* _Supplied information_:
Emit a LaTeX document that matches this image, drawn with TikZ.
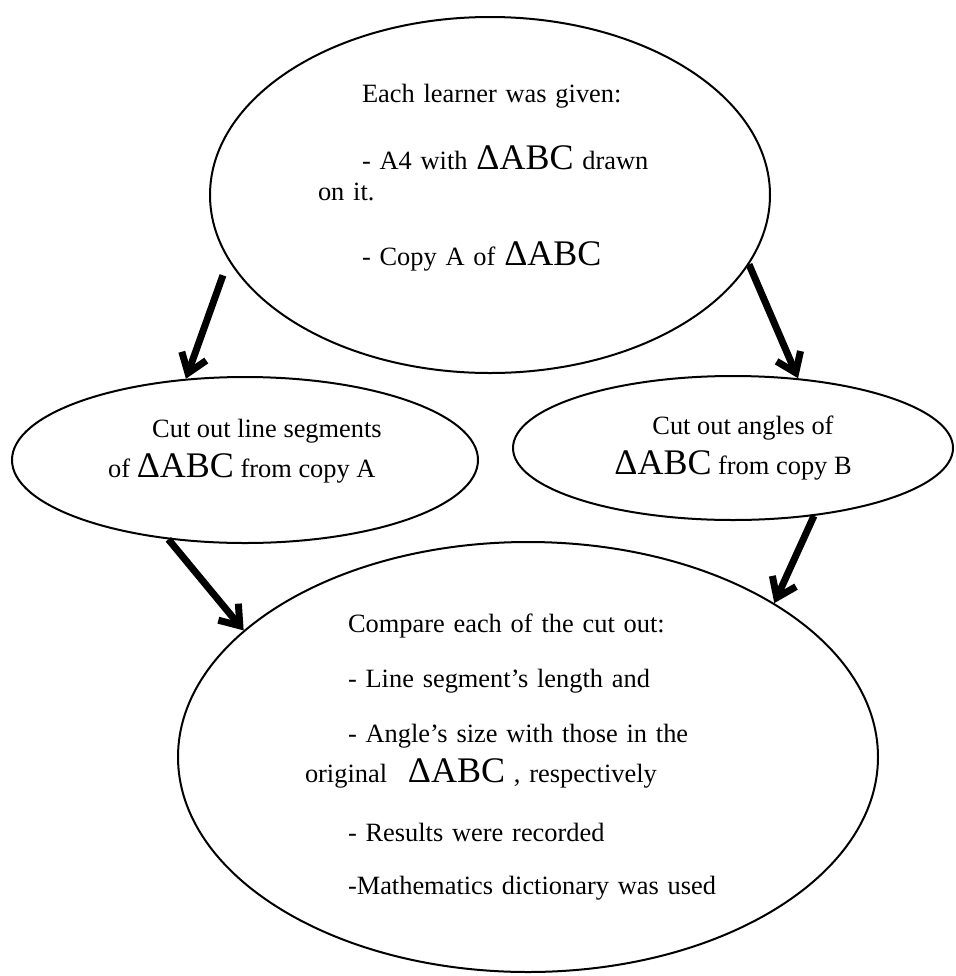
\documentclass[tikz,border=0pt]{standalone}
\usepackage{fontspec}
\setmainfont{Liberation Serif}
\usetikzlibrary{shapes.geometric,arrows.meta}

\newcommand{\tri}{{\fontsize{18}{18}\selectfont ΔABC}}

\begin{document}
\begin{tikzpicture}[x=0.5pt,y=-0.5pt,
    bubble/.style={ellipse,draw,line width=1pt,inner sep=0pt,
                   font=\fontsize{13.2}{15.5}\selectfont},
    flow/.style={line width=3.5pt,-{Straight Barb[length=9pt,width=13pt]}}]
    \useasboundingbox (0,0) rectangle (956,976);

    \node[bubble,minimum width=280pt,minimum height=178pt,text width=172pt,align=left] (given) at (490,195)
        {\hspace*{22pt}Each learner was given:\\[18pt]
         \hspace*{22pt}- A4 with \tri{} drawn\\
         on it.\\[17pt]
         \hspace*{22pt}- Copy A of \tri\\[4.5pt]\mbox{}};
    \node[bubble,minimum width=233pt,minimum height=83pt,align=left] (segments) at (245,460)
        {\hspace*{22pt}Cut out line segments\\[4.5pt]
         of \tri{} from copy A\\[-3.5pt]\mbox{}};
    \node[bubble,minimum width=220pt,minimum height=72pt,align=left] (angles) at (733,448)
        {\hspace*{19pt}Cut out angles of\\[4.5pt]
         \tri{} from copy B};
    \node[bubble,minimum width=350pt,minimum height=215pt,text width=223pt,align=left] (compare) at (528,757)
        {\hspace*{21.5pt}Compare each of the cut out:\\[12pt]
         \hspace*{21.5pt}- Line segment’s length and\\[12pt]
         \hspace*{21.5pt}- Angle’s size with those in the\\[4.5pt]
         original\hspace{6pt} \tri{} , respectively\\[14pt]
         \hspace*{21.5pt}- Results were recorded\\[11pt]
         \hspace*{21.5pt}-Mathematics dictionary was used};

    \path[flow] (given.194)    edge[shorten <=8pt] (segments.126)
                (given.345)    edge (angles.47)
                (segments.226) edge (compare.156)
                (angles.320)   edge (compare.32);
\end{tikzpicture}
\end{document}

* _Problem description_: All the lines above are to be given again exactly as they read, with the pictures removed.

* _The answer_:
Emit a LaTeX document that matches this image, drawn with TikZ.
\documentclass[tikz,border=0pt]{standalone}
\usepackage{fontspec}
\setmainfont{Liberation Serif}
\usetikzlibrary{shapes.geometric,arrows.meta}

\newcommand{\tri}{{\fontsize{18}{18}\selectfont ΔABC}}

\begin{document}
\begin{tikzpicture}[x=0.5pt,y=-0.5pt,
    bubble/.style={ellipse,draw,line width=1pt,inner sep=0pt,
                   font=\fontsize{13.2}{15.5}\selectfont},
    flow/.style={line width=3.5pt,-{Straight Barb[length=9pt,width=13pt]}}]
    \useasboundingbox (0,0) rectangle (956,976);

    \node[bubble,minimum width=280pt,minimum height=178pt,text width=172pt,align=left] (given) at (490,195)
        {\hspace*{22pt}Each learner was given:\\[18pt]
         \hspace*{22pt}- A4 with \tri{} drawn\\
         on it.\\[17pt]
         \hspace*{22pt}- Copy A of \tri\\[4.5pt]\mbox{}};
    \node[bubble,minimum width=233pt,minimum height=83pt,align=left] (segments) at (245,460)
        {\hspace*{22pt}Cut out line segments\\[4.5pt]
         of \tri{} from copy A\\[-3.5pt]\mbox{}};
    \node[bubble,minimum width=220pt,minimum height=72pt,align=left] (angles) at (733,448)
        {\hspace*{19pt}Cut out angles of\\[4.5pt]
         \tri{} from copy B};
    \node[bubble,minimum width=350pt,minimum height=215pt,text width=223pt,align=left] (compare) at (528,757)
        {\hspace*{21.5pt}Compare each of the cut out:\\[12pt]
         \hspace*{21.5pt}- Line segment’s length and\\[12pt]
         \hspace*{21.5pt}- Angle’s size with those in the\\[4.5pt]
         original\hspace{6pt} \tri{} , respectively\\[14pt]
         \hspace*{21.5pt}- Results were recorded\\[11pt]
         \hspace*{21.5pt}-Mathematics dictionary was used};

    \path[flow] (given.194)    edge[shorten <=8pt] (segments.126)
                (given.345)    edge (angles.47)
                (segments.226) edge (compare.156)
                (angles.320)   edge (compare.32);
\end{tikzpicture}
\end{document}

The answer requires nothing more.